The next day at the beach, my fears came true. As I sat in my lounge chair reading a book (a book! Can you believe I could actually read a book! Not a magazine- Not a billboard but a full- fledged adult sized book!!) Hayden became brave. She had been eyeing the 37,000 other children at the beach realizing that they were not frying to death by going in the sand. And much to her surprise, they seemed to be having fun in this volcano sand. I did everything in my power to make her believe she could not get off the blanket, but just like everything else in Hayden’s world, she did not care what I had to say. I sighed and watched. I knew this would be inevitable, but really thought I could get away with this until next summer. It took her exactly two minutes to feel the sand under her feet before she began to run. And guess what? Within the next hour, she was obsessed with going in the ocean, splashing and pouring wet sand all over her hair and body. Game Over.
I would like to interrupt this blog post with a quick side story… There was a family set up in front of us- A young looking mother alone with FOUR children. To me, you have to be some sort of Superwoman to be able to have four kids. I can barely cope with one. Anyway, all of a sudden it dawned on this group that their five year old son/brother was missing. I could see the worry in my husband and our friend’s eyes. My eyes immediately filled with tears as I imagined what she must be feeling that her little one had wandered off. The guys started scanning the beach for the kid, the two sisters were in tears screaming his name- but the mother- Yes, the mother is the one who surprised me the most. She calmly walked back to her blanket and started rummaging through her bag. I assumed she was looking for a cell phone to call someone for help (at this time, every life guard had been notified and everyone was on high alert) but it wasn’t her cell she was looking for. She yelled at the older daughters to stay put while she walked up the beach and she slowly lit her cigarette. Now, I am not a judgmental person. As a matter of fact, I was an “occasional” smoker for a couple years in my early 20’s (when I was young and cool, remember?) but as a mother, if my five year old had just gone missing amongst thousands and thousands of people, I wouldn’t light a cigarette. But that’s just me.

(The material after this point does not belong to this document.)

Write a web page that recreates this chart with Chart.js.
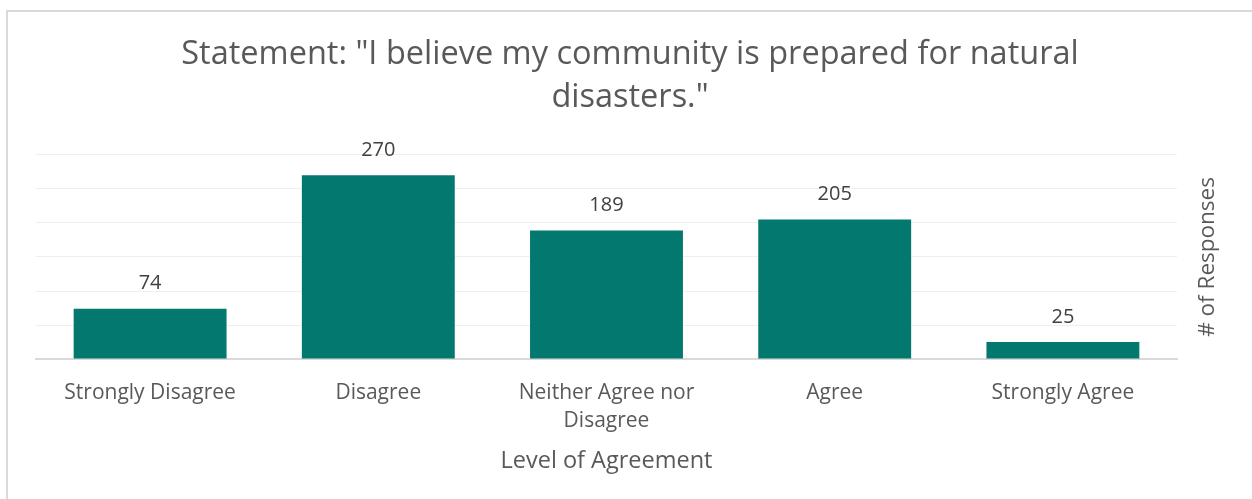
<!DOCTYPE html>
<html>
<head>
<meta charset="utf-8">
<script src="https://cdn.jsdelivr.net/npm/chart.js@4"></script>
<style>
  html, body { margin: 0; padding: 0; background: #fff; }
  #frame {
    position: absolute; left: 6px; top: 10px; width: 1246px; height: 489px;
    border-left: 2px solid #d9d9d9; border-top: 2px solid #d9d9d9;
  }
  #wrap { position: absolute; left: 0; top: 0; width: 1244px; height: 487px; }
</style>
</head>
<body>
<div id="frame"><div id="wrap"><canvas id="myChart"></canvas></div></div>
<script>
const titleLines = ['Statement: "I believe my community is prepared for natural', 'disasters."'];
const categories = [
  'Strongly Disagree',
  'Disagree',
  ['Neither Agree nor', 'Disagree'],
  'Agree',
  'Strongly Agree'
];
const responses = [74, 270, 189, 205, 25];
const xTitle = 'Level of Agreement';
const yTitle = '# of Responses';

const FONT = '"Open Sans", sans-serif';
const textGrey = '#595959';

// values above each bar
const barLabels = {
  id: 'barLabels',
  afterDatasetsDraw(chart) {
    const ctx = chart.ctx;
    const meta = chart.getDatasetMeta(0);
    ctx.save();
    ctx.font = '20px ' + FONT;
    ctx.fillStyle = '#404040';
    ctx.textAlign = 'center';
    ctx.textBaseline = 'middle';
    meta.data.forEach((bar, i) => {
      ctx.fillText(String(responses[i]), bar.x, bar.y - 25);
    });
    ctx.restore();
  }
};

// y title on the right, reading bottom to top (like Excel)
const rightTitle = {
  id: 'rightTitle',
  afterDraw(chart) {
    const ctx = chart.ctx;
    const area = chart.chartArea;
    ctx.save();
    ctx.translate(area.right + 31, (area.top + area.bottom) / 2);
    ctx.rotate(-Math.PI / 2);
    ctx.font = '22.5px ' + FONT;
    ctx.fillStyle = textGrey;
    ctx.textAlign = 'center';
    ctx.textBaseline = 'middle';
    ctx.fillText(yTitle, 0, 0);
    ctx.restore();
  }
};

const ctx = document.getElementById('myChart').getContext('2d');
window.myChart = new Chart(ctx, {
  type: 'bar',
  data: {
    labels: categories,
    datasets: [{
      label: yTitle,
      data: responses,
      backgroundColor: '#03786e',
      borderColor: '#03786e',
      borderWidth: 0,
      categoryPercentage: 1,
      barPercentage: 0.67
    }]
  },
  options: {
    responsive: true,
    maintainAspectRatio: false,
    animation: false,
    layout: { padding: { left: 28, right: 28, top: 0, bottom: 0 } },
    plugins: {
      legend: { display: false },
      tooltip: { enabled: false },
      title: {
        display: true,
        text: titleLines,
        color: textGrey,
        font: { family: FONT, size: 32.5, weight: 'normal', lineHeight: 1.32 },
        padding: { top: 21, bottom: 36 }
      }
    },
    scales: {
      x: {
        grid: { display: false },
        border: { color: '#d9d9d9', width: 2 },
        ticks: {
          color: textGrey,
          font: { family: FONT, size: 21, lineHeight: 1.35 },
          maxRotation: 0,
          autoSkip: false,
          padding: 11.5
        },
        title: {
          display: true,
          text: xTitle,
          color: textGrey,
          font: { family: FONT, size: 23.5, lineHeight: 1.2 },
          padding: { top: 0, bottom: 24 }
        }
      },
      y: {
        position: 'right',
        min: 0,
        max: 300,
        ticks: { display: false, stepSize: 50 },
        grid: { color: '#eeeeee', lineWidth: 1, drawTicks: false },
        border: { display: false },
        afterFit(scale) { scale.width = 47; }
      }
    }
  },
  plugins: [barLabels, rightTitle]
});
</script>
</body>
</html>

They found the kid- He had wandered to the boardwalk and was located at 14th Street. We were set up at 5th Street. He had made it nine blocks and onto the boardwalk, by himself. I will not talk smack about this Mother but in the famous words of Forrest Gump, “and that’s all I’ve got to say about that”.
Back to Hayden.
We went to a lot of the rides on the pier. Imagine my surprise when Hayden ran up to a ride that had a bunch of cars that drive around in circles (you know, those old school ones that have the giant umbrella over the whole thing…) and she was screaming and shaking the bars that she wanted to go on. That’s when I realized that she was taller than the “You must be this tall to ride” Pirate. My heart skipped a beat. My baby was tall enough to ride on the ride alone. I stood there for a good five minutes while she pleaded to go on. Finally, the conductor looked at me and said “Maam, you can stand there all night for all I care, but are you going to let your child ride or not?”- I went to go buy some tickets. When I returned, Hayden had not moved and she was just about near hysterical that she had to go on the ride. I went in with her, buckled her in and she immediately burst into tears when she realized that she had to go alone. So, of course, I crammed my huge tush into the back seat of her red convertible and I sat behind her while she drove me around in circles with a big ‘ol smile on her face. I felt sick. Mostly because we had a few cocktails with dinner and this stupid ride was spinning me in circles but also because this was yet another moment where my little baby wasn’t such a little baby anymore.
On the way home, we broke up the trip with a stop in Atlantic City for the night. We figured that Hayden had behaved “enough” to go to a decent restaurant and we went to Patsy’s in the Hilton. Hayden was the only child and everyone seemed to be there on a romantic date. They hid us in a corner which was fine with me. Hayden realized that this wasn’t a kid friendly place and immediately started screaming. Not crying screaming, just her normal dolphin scream that has no real meaning besides to aggravate and horrify everyone surrounding her. Our waitress was kind enough, but when Hayden started to wipe her dirty tomato sauce hands on the walls (I swear I did everything in my power to stop her) she seemed to be ready for us to go. Needless to say, we were not offered the option to have dessert which was fine with Paul and I. We had managed to drink our cocktails and our bottle of wine in record time and were ready to get out of there. We left that waitress the biggest tip she would see that night, I’m sure. Our little way of saying “We’re sorry”- We headed to the boardwalk to let her let out some steam. She was in her glory running around and Paul and I just stayed close. She approached three huge men who were I would guess were partaking in some illegal activities and she began to point her finger at them and yell. I scooped her up and apologized, to my surprise they just smiled.
You should have seen her dance on the boardwalk outside an outdoor club- She had better moves than any of those 21 year olds. I’ve named one move “the airplane” and it basically involves spinning around in circles with your arms out while screaming “Weeee….” Take that Beyonce.
Hayden made sure to put Orange in the hotel safe every time we left the hotel room. For safe keeping of course. She also became more obsessed with “buttons” (which she repeats endlessly) and has to push everyone she sees. Not the best situation when we were on the 21st floor of the Hilton hotel in AC- Overall, it was a great trip with great friends. The best part? We rented a Pontoon boat and the rocking put all our kids to sleep… We sat there on the open water with cold Corona’s and enjoyed the silence… Although temporary, it was beautiful. Beautiful, sweet, silence.